When we see the truth of karma what we (I) see is that I am exactly as I am, this experience at this very moment is exactly as it is, precisely because of every choice, every action taken by myself and every “other" being in time and space going back and forward in time ad infinitum. There is the relative truth of my own actions as an individual and how they affect myself, others, and the environment that I am in contact with. There is also the bigger picture of how everyone I come into contact with is simultaneously in contact with many others, spreading out in an infinite, interconnecting web of actions and reactions that conspire together to create what is here and now in experience, moment to moment. Change anything at all and everything changes to some degree, the butterfly effect. We can certainly isolate individual actions, reactions, and consequences, but that is an artificial distinction.
Maya is the misperception of the interconnectedness of Being in terms of appearance. Karma is the expression of the interconnectedness of Being in terms of action and reaction.
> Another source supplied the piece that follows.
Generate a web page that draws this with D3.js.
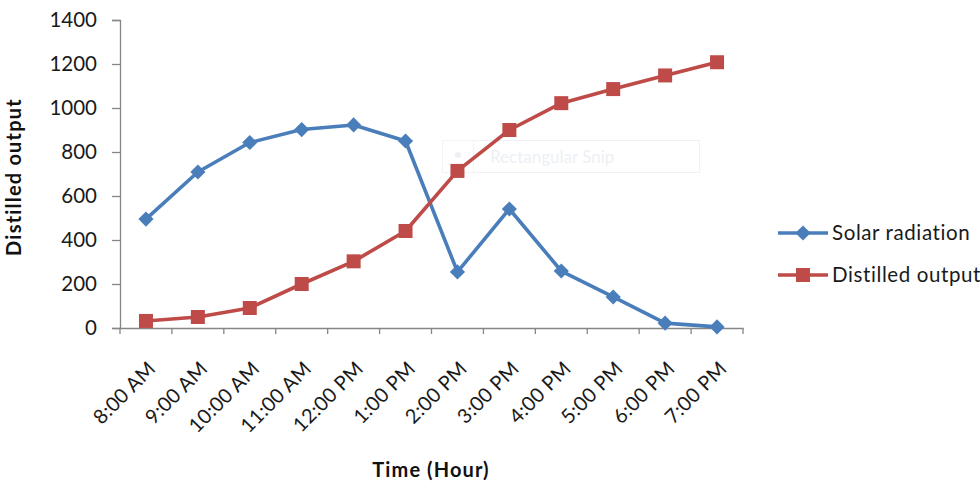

We can work at categorizing, separating, and healing each and every karmic trace step by step, one at a time and this can be very effective. It can also be extraordinarily complex and time consuming once we get beyond the most obvious and accessible challenges. We can also work at healing karma without all of the separation, dissection, and artificial isolation of individual karmic traces by looking to the root of it all, the misguided sense of separateness itself. This is an equally valid method, more holistic, but not accessible or efficient for everyone.
I agree with you. While there is a sense of “self-awareness,” of "awareness recognizing itself,” of “abiding in the nature of mind,” of “non-meditation,” and other such convenient and sexy sounding labels we use to describe our experience (I’m not interested in theory), it’s my opinion and experience that as long as we are human beings, we never completely transcend human experience, although we may come “close,” whether in our day to day life, in our practice, or in the clear light of sleep. These "blessed and pure” enlightening experiences are, in my opinion and experience, what it feels like when a particular obstacle or obscuration is released or dissolved. They are a taste but not a perfect experience of ultimate reality, per se; they are human experiences of a deeper and more pervasive sense of what it is to be human, approaching the purity of the abiding base in an asymptotic manner. This is why distinctions are made in some traditions between base and path rigpa. When different people have these enlightening experiences they use different adjectives and adverbs to describe them - things like pervasive, unbounded, clear, spacious, immortal, unborn and so forth. While all of these are characteristics of the fundamental essence of Being, we are not that, we are human practitioners, and therefore we have human experiences. Each of these experiences represent the transcendence of how we were previously feeling limited in time and space in one way or another.